Operating System - HP-UX
1819919 Members
2271 Online
109607 Solutions
New Discussion юеВ

Re: comparing using diff or something else

 
SOLVED
Go to solution
u856100
Frequent Advisor

comparing using diff or something else

Chaps

I am trying to decide what method to use to compare two rather large files.

The two files have roughly 2.5 million records in each and each record consists of about 10 fields of approximately 30 characters each.

I want to attempt to 'diff' these files (or compare them in another way), and produce a log of the dicrepancies etc.

any ideas

thanks a million
John
chicken or egg first?
7 REPLIES 7
Leif Halvarsson_2
Honored Contributor

Re: comparing using diff or something else

Hi

Perhaps "comm" will do the job. The files need to be sorted. Then comm can report
- Lines common to both files
- Lines only in the firet file
- Lines only in the second file
in any combination. Have aa look at "man comm".
James R. Ferguson
Acclaimed Contributor

Re: comparing using diff or something else

Hi John:

Given that the files are very large, you probably will need 'bdiff' which is 'diff' for "b"ig files. You might also look at 'cmp'.
See the man pages for more information on each of the above.

Regards!

...JRF...
u856100
Frequent Advisor

Re: comparing using diff or something else

thanks for your answers chaps,

for a file that is not going to grow more than 2.5 million, is cmp and comm suitable?

it's just that I prefer these two methods over diff.

thanks again
John
chicken or egg first?
James R. Ferguson
Acclaimed Contributor

Re: comparing using diff or something else

Hi (again) John:

In answer to your last question regarding the suitability of 'comm' and 'cmp' for million-record files, my advice is simply to try it.

"Your-milage-may-vary" always applies. I have no experience with these utilities and files this large.
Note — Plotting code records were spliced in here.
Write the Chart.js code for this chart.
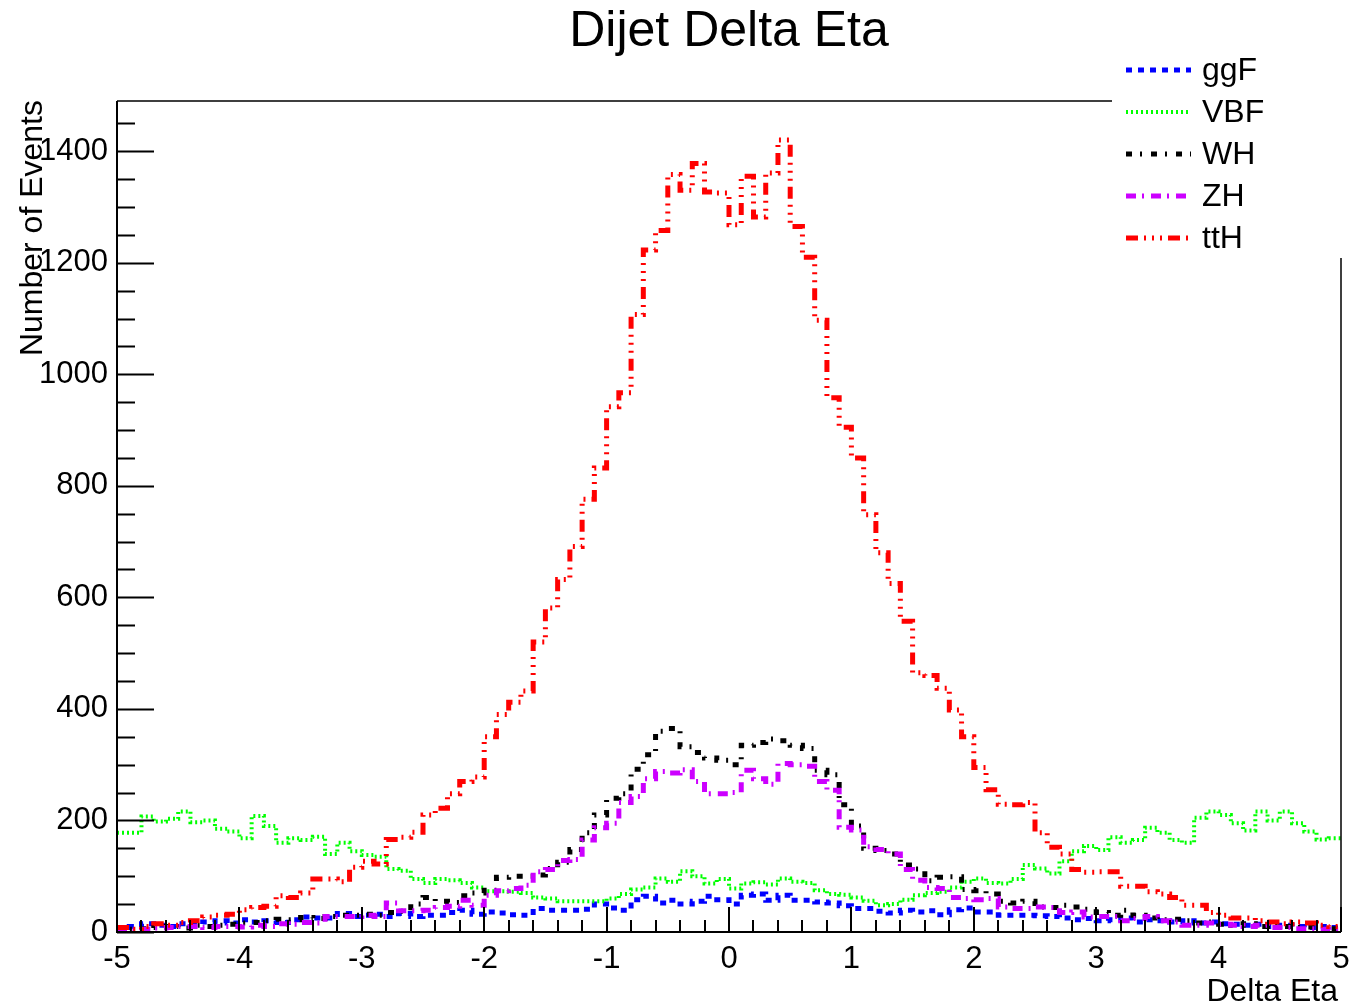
<!DOCTYPE html>
<html>
<head>
<meta charset="utf-8">
<title>Dijet Delta Eta</title>
<script src="https://cdn.jsdelivr.net/npm/chart.js@4.4.1/dist/chart.umd.min.js"></script>
<style>
  html, body { margin: 0; padding: 0; background: #ffffff; }
  #wrap { width: 1355px; height: 1007px; position: relative; }
</style>
</head>
<body>
<div id="wrap"><canvas id="c" width="1355" height="1007"></canvas></div>
<script>
// Histogram binning: 100 bins of Delta Eta from -5 to 5
const nBins = 100;
const xMin = -5;
const xMax = 5;

// Series names as shown in the legend
const seriesNames = ['ggF', 'VBF', 'WH', 'ZH', 'ttH'];

// Bin contents (Number of Events), one value per bin from left to right
const ggF = [
  8, 10, 15, 12, 10, 15, 14, 18, 20, 16, 22, 18, 20, 17, 22, 27, 25, 25, 33, 28, 30, 32, 28, 33,
  28, 30, 30, 35, 39, 32, 36, 34, 31, 30, 42, 39, 39, 39, 41, 50, 43, 39, 58, 64, 52, 57, 50, 55, 64, 58,
  50, 66, 68, 57, 66, 57, 57, 54, 52, 47, 42, 42, 37, 34, 39, 36, 38, 31, 40, 43, 36, 36, 30, 30, 30, 29,
  28, 25, 22, 24, 20, 22, 25, 18, 22, 20, 18, 20, 16, 18, 15, 14, 12, 14, 10, 12, 10, 8, 10, 8
];
const VBF = [
  178, 178, 207, 198, 203, 216, 197, 200, 185, 180, 168, 208, 190, 160, 168, 165, 171, 140, 160, 145, 138, 135, 113, 110,
  95, 88, 95, 93, 88, 80, 73, 73, 72, 70, 62, 60, 55, 55, 55, 55, 60, 68, 76, 80, 96, 90, 109, 100, 87, 95,
  78, 87, 89, 85, 96, 90, 88, 75, 68, 67, 62, 56, 48, 50, 58, 66, 70, 72, 80, 90, 96, 88, 87, 95, 120, 114,
  105, 127, 145, 154, 147, 170, 160, 165, 187, 178, 165, 160, 205, 216, 210, 195, 182, 216, 200, 216, 195, 180, 166, 168
];
const WH = [
  3, 5, 6, 8, 10, 7, 12, 10, 12, 14, 16, 17, 20, 23, 22, 26, 24, 28, 30, 30, 32, 30, 35, 37,
  50, 62, 55, 53, 65, 70, 75, 98, 100, 100, 102, 114, 125, 148, 178, 210, 240, 248, 292, 318, 360, 365, 332, 322, 312, 308,
  300, 335, 340, 346, 343, 335, 329, 290, 282, 228, 190, 150, 146, 140, 120, 113, 92, 98, 99, 76, 74, 68, 55, 52, 55, 45,
  44, 48, 45, 41, 35, 30, 39, 30, 25, 22, 23, 20, 16, 18, 14, 12, 15, 10, 12, 10, 8, 9, 7, 6
];
const ZH = [
  2, 3, 5, 7, 8, 10, 10, 8, 10, 10, 9, 12, 10, 15, 14, 17, 16, 28, 28, 28, 30, 28, 52, 38,
  38, 39, 44, 46, 57, 48, 66, 74, 78, 84, 108, 112, 128, 130, 165, 187, 195, 232, 243, 275, 288, 285, 291, 270, 248, 248,
  250, 290, 275, 265, 302, 300, 297, 270, 254, 188, 183, 153, 148, 140, 112, 93, 80, 78, 62, 60, 58, 60, 45, 42, 42, 45,
  44, 35, 36, 27, 28, 28, 20, 24, 28, 20, 18, 12, 12, 16, 14, 12, 10, 12, 8, 8, 6, 6, 5, 4
];
const ttH = [
  8, 5, 10, 15, 12, 17, 20, 27, 30, 32,
  40, 44, 46, 65, 62, 70, 95, 95, 90, 116,
  127, 122, 166, 170, 179, 210, 222, 248, 270, 278,
  350, 390, 412, 432, 520, 581, 632, 691, 776, 832,
  942, 967, 1107, 1223, 1258, 1358, 1330, 1378, 1327, 1325,
  1268, 1355, 1282, 1361, 1420, 1265, 1210, 1097, 958, 905,
  850, 748, 680, 625, 557, 465, 460, 437, 398, 350,
  295, 255, 229, 228, 232, 178, 152, 140, 112, 107,
  108, 108, 82, 82, 72, 68, 62, 48, 48, 35,
  30, 25, 25, 20, 18, 15, 18, 16, 12, 10
];

// Axis ranges and tick labels
const yMax = 1490;
const yTickLabels = [0, 200, 400, 600, 800, 1000, 1200, 1400];
const xTickLabels = [-5, -4, -3, -2, -1, 0, 1, 2, 3, 4, 5];

// Turn bin contents into step points at the bin low edges, closing at the upper edge
function histPoints(values) {
  const w = (xMax - xMin) / nBins;
  const pts = values.map((v, i) => ({ x: xMin + i * w, y: v }));
  pts.push({ x: xMax, y: values[values.length - 1] });
  return pts;
}

const FONT = '"Liberation Sans", Arial, Helvetica, sans-serif';

const styles = {
  ggF: { color: '#0000ff', dash: [6, 6], width: 5 },
  VBF: { color: '#00ff00', dash: [2, 3], width: 4 },
  WH:  { color: '#000000', dash: [6, 8, 2, 9], width: 5 },
  ZH:  { color: '#cc00ff', dash: [10, 6, 2, 7], width: 5 },
  ttH: { color: '#ff0000', dash: [12, 6, 2, 6, 2, 6, 2, 6], width: 5 }
};
const seriesValues = { ggF, VBF, WH, ZH, ttH };
const drawOrder = { ggF: 4, VBF: 3, WH: 2, ZH: 1, ttH: 0 };

const datasets = seriesNames.map(name => ({
  label: name,
  data: histPoints(seriesValues[name]),
  // each bin value is held from its low edge to the next edge
  stepped: 'before',
  borderColor: styles[name].color,
  backgroundColor: styles[name].color,
  borderWidth: styles[name].width,
  borderDash: styles[name].dash,
  borderCapStyle: 'butt',
  borderJoinStyle: 'miter',
  pointRadius: 0,
  pointHoverRadius: 0,
  fill: false,
  tension: 0,
  order: drawOrder[name]
}));

// Frame, inward ticks, legend box and titles in the ROOT canvas style
const rootStyle = {
  id: 'rootStyle',
  afterDraw(chart) {
    const ctx = chart.ctx;
    const xs = chart.scales.x, ys = chart.scales.y;
    const area = chart.chartArea;
    const L = area.left, R = area.right, T = area.top, B = area.bottom;
    const legend = { left: 1112, top: 50, right: 1355, bottom: 258 };

    ctx.save();
    ctx.strokeStyle = '#000';
    ctx.lineCap = 'butt';

    // frame
    ctx.lineWidth = 2;
    ctx.beginPath();
    ctx.moveTo(L, T); ctx.lineTo(L, B); ctx.lineTo(R, B);
    ctx.stroke();
    ctx.lineWidth = 1.5;
    ctx.beginPath();
    ctx.moveTo(L, T); ctx.lineTo(legend.left, T);
    ctx.moveTo(R, legend.bottom); ctx.lineTo(R, B);
    ctx.stroke();

    // y ticks: major every 200, minor every 50
    ctx.lineWidth = 2;
    ctx.beginPath();
    for (let v = 0; v <= yMax; v += 50) {
      const py = Math.round(ys.getPixelForValue(v)) + 0.5;
      const len = (v % 200 === 0) ? 37 : 18;
      ctx.moveTo(L, py); ctx.lineTo(L + len, py);
    }
    ctx.stroke();

    // x ticks: major every 1, minor every 0.2
    ctx.beginPath();
    for (let k = 0; k <= 50; k++) {
      const v = xMin + k * 0.2;
      const px = Math.round(xs.getPixelForValue(v));
      const len = (k % 5 === 0) ? 25 : 12;
      ctx.moveTo(px, B); ctx.lineTo(px, B - len);
    }
    ctx.stroke();

    // legend
    ctx.fillStyle = '#fff';
    ctx.fillRect(legend.left, legend.top, legend.right - legend.left, legend.bottom - legend.top);
    const rowY = [70, 112, 154, 196, 238];
    ctx.font = '32px ' + FONT;
    ctx.textBaseline = 'middle';
    ctx.textAlign = 'left';
    chart.data.datasets.forEach((ds, i) => {
      const y = rowY[i];
      ctx.save();
      ctx.strokeStyle = ds.borderColor;
      ctx.lineWidth = ds.borderWidth;
      ctx.setLineDash(ds.borderDash);
      ctx.beginPath();
      ctx.moveTo(1126, y); ctx.lineTo(1191, y);
      ctx.stroke();
      ctx.restore();
      ctx.fillStyle = '#000';
      ctx.fillText(ds.label, 1202, y + 1);
    });

    // titles
    ctx.fillStyle = '#000';
    ctx.textBaseline = 'alphabetic';
    ctx.textAlign = 'center';
    ctx.font = '50px ' + FONT;
    ctx.fillText('Dijet Delta Eta', (L + R) / 2, 46);

    ctx.font = '32px ' + FONT;
    ctx.textAlign = 'right';
    ctx.fillText('Delta Eta', 1338, 1001);

    ctx.save();
    ctx.translate(42, 100);
    ctx.rotate(-Math.PI / 2);
    ctx.textAlign = 'right';
    ctx.fillText('Number of Events', 0, 0);
    ctx.restore();

    ctx.restore();
  }
};

new Chart(document.getElementById('c'), {
  type: 'line',
  data: { datasets },
  options: {
    responsive: false,
    animation: false,
    devicePixelRatio: 1,
    layout: { padding: { top: 101, right: 14, left: 0, bottom: 0 } },
    plugins: { legend: { display: false }, tooltip: { enabled: false }, title: { display: false } },
    scales: {
      x: {
        type: 'linear',
        min: xMin,
        max: xMax,
        grid: { display: false, drawTicks: false },
        border: { display: false },
        afterFit(scale) { scale.height = 75; scale.paddingLeft = 0; scale.paddingRight = 0; },
        afterBuildTicks(scale) { scale.ticks = xTickLabels.map(v => ({ value: v })); },
        ticks: {
          color: '#000',
          font: { family: FONT, size: 31 },
          padding: 9,
          maxRotation: 0,
          autoSkip: false,
          callback: v => String(v)
        }
      },
      y: {
        type: 'linear',
        min: 0,
        max: yMax,
        grid: { display: false, drawTicks: false },
        border: { display: false },
        afterFit(scale) { scale.width = 117; scale.paddingTop = 0; scale.paddingBottom = 0; },
        afterBuildTicks(scale) { scale.ticks = yTickLabels.map(v => ({ value: v })); },
        ticks: {
          color: '#000',
          font: { family: FONT, size: 31 },
          padding: 9,
          callback: v => String(v)
        }
      }
    }
  },
  plugins: [rootStyle]
});
</script>
</body>
</html>
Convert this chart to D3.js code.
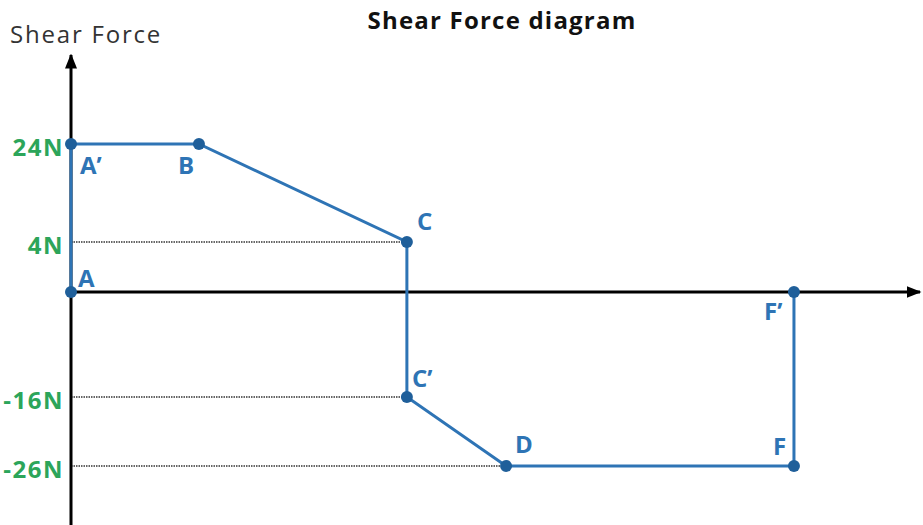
<!DOCTYPE html>
<html lang="en">
<head>
<meta charset="utf-8">
<title>Shear Force diagram</title>
<script src="https://cdnjs.cloudflare.com/ajax/libs/d3/7.8.5/d3.min.js"></script>
<style>
  body { margin: 0; background: #fff; }
  svg { display: block; font-family: "Open Sans", sans-serif; }
</style>
</head>
<body>
<svg id="chart" width="923" height="525"></svg>
<script>
// beam positions (arbitrary units) and shear values (N)
var pointNames = ["A", "A\u2019", "B", "C", "C\u2019", "D", "F", "F\u2019"];
var positions  = [0, 0, 2, 5.25, 5.25, 6.8, 11.3, 11.3];
var shear      = [0, 24, 24, 4, -16, -26, -26, 0];

// values marked on the shear axis
var tickValues = [24, 4, -16, -26];
var tickLabels = ["24N", "4N", "-16N", "-26N"];
// which point each dotted guide runs to
var guideTo    = ["", "C", "C\u2019", "D"];

var blue = "#2e74b5", dot = "#1f5f9a", green = "#2ca55a";

var svg = d3.select("#chart");

// the diagram is drawn schematically, not to scale
var x = d3.scaleLinear().domain([0, 13.27]).range([71, 920]);
var y = d3.scaleLinear()
    .domain([-26, -16, 0, 4, 24])
    .range([466, 397, 292, 242, 144]);

var pts = pointNames.map(function(n, i) {
  return {name: n, x: positions[i], v: shear[i]};
});

// dotted guide lines
svg.append("g").selectAll("line")
  .data(tickValues.map(function(v, i) { return {v: v, to: guideTo[i]}; }).filter(function(d) { return d.to; }))
  .enter().append("line")
  .attr("x1", x(0))
  .attr("x2", function(d) { return x(pts.find(function(p) { return p.name == d.to; }).x); })
  .attr("y1", function(d) { return y(d.v); })
  .attr("y2", function(d) { return y(d.v); })
  .attr("stroke", "#333")
  .attr("stroke-width", 1.3)
  .attr("stroke-dasharray", "1.5,1");

// axes with arrows
svg.append("defs").append("marker")
  .attr("id", "arrow")
  .attr("viewBox", "0 0 10 10")
  .attr("refX", 9).attr("refY", 5)
  .attr("markerWidth", 5).attr("markerHeight", 5)
  .attr("markerUnits", "strokeWidth")
  .attr("orient", "auto")
  .append("path").attr("d", "M0,1 L10,5 L0,9 Z").attr("fill", "#000");

svg.append("line")
  .attr("x1", x(0)).attr("x2", x(0))
  .attr("y1", 525).attr("y2", 55)
  .attr("stroke", "#000").attr("stroke-width", 3)
  .attr("marker-end", "url(#arrow)");

svg.append("line")
  .attr("x1", x(0)).attr("x2", 920)
  .attr("y1", y(0)).attr("y2", y(0))
  .attr("stroke", "#000").attr("stroke-width", 3)
  .attr("marker-end", "url(#arrow)");

// shear force line
var line = d3.line().x(function(d) { return x(d.x); }).y(function(d) { return y(d.v); });
svg.append("path")
  .datum(pts)
  .attr("d", line)
  .attr("fill", "none")
  .attr("stroke", blue)
  .attr("stroke-width", 3);

svg.append("g").selectAll("circle")
  .data(pts)
  .enter().append("circle")
  .attr("cx", function(d) { return x(d.x); })
  .attr("cy", function(d) { return y(d.v); })
  .attr("r", 6)
  .attr("fill", dot);

// value labels on the shear axis
svg.append("g").selectAll("text")
  .data(tickValues)
  .enter().append("text")
  .attr("x", x(0) - 7)
  .attr("y", function(d) { return y(d) + 12; })
  .attr("text-anchor", "end")
  .attr("font-size", 24)
  .attr("font-weight", "bold")
  .attr("letter-spacing", 1.5)
  .attr("fill", green)
  .text(function(d, i) { return tickLabels[i]; });

// point labels
var labelOffset = {
  "A": [7, -5], "A\u2019": [9, 30], "B": [-21, 30], "C": [10, -12],
  "C\u2019": [5, -10], "D": [9, -13], "F": [-21, -11], "F\u2019": [-30, 28]
};
svg.append("g").selectAll("text")
  .data(pts)
  .enter().append("text")
  .attr("x", function(d) { return x(d.x) + labelOffset[d.name][0]; })
  .attr("y", function(d) { return y(d.v) + labelOffset[d.name][1]; })
  .attr("font-size", 24)
  .attr("font-weight", "bold")
  .attr("fill", blue)
  .text(function(d) { return d.name; });

// titles
svg.append("text")
  .attr("x", 502).attr("y", 29)
  .attr("text-anchor", "middle")
  .attr("font-size", 24)
  .attr("font-weight", "bold")
  .attr("letter-spacing", 1.2)
  .attr("fill", "#111")
  .text("Shear Force diagram");

svg.append("text")
  .attr("x", 10).attr("y", 43)
  .attr("font-size", 24)
  .attr("letter-spacing", 1.8)
  .attr("fill", "#333")
  .text("Shear Force");
</script>
</body>
</html>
It is noteworthy, however, that 'bdiff', 'cmp' and 'comm' are described as being capable of handling largefiles. See the section "Text Processing Commands" in the "Large Files White Paper":

http://docs.hp.com/hpux/onlinedocs/os/lgfiles4.pdf

Regards!

...JRF...
A. Clay Stephenson
Acclaimed Contributor

Re: comparing using diff or something else

You failed to mention one very important aspect of the problem. Are you comparing textual data and are the records linefeed separated? If those conditions are true then bdiff is probably the weapon of choice but if this is binary data then the task becomes more difficult and may actually require a custom
script (e.g. Perl) to analyze the deltas in some meaning ful way.
If it ain't broke, I can fix that.
u856100
Frequent Advisor

Re: comparing using diff or something else

Hi Clay,

the characters are textual data that are pipe delimited. The data is address data, i.e.

131|real street|Richmond|London|UK ....etc

so based onthis, you are suggesting bdiff is the man/woman for the job

Bummer, I don't get on with diff

thanks a bunch for your help guys!

John
chicken or egg first?
Brian Kinney
Frequent Advisor
Solution

Re: comparing using diff or something else

One of the most painful parts about large diffs is that the files are unsorted. I highly recommend that you first massage your data so any "keys" like account numbers are your first field (awk would be a good choice to manipulate this data around), then run a sort on both files.

After the data is prepared, you may want to try writing a Perl script to get a more valuable answer from the results other than bdiff or comm can give. If comm or bdiff is good enough, then ignore the rest of this message.

It *appears* your data is from some flat file database or spreadsheet, and you are looking for what has changed within a listing OR what has been removed from either list. Here's the PSEUDOCODE of what to accomplish. I'll use the word "key" as an account number, something that is unique to all records.

read from a
read from b
repeat
if a == b
print a to MATCHED file
read from a
read from b
else
# Is this a modified entry? If so, print
# out both a and b entries for my review.
#
# This is the only reason to write a
# script instead of using bdiff or comm
# if you don't need this specific data,
# don't bother with the scripting.
#
if key[a] == key[b]
print "WAS " a to MODIFIED file
print "NOW " b to MODIFIED file
read from a
read from b
else
# non matching keys, so move on
if key[a] < key[b]
print a to NOT_IN_B file
read from a
else
print b to NOT_IN_A file
read from b
endif
endif
endif
until (end of a) or (end of b)
while not (end of a)
print a to NOT_IN_B file
read from a
endwhile
while not (end of b)
print b to NOT_IN_A file
read from b
endwhile





"Any sufficiently advanced technology can be indistinguishable from magic" Arthur C. Clarke. My corollary - "Any advanced technology can be crushed with a sufficently large enough rock."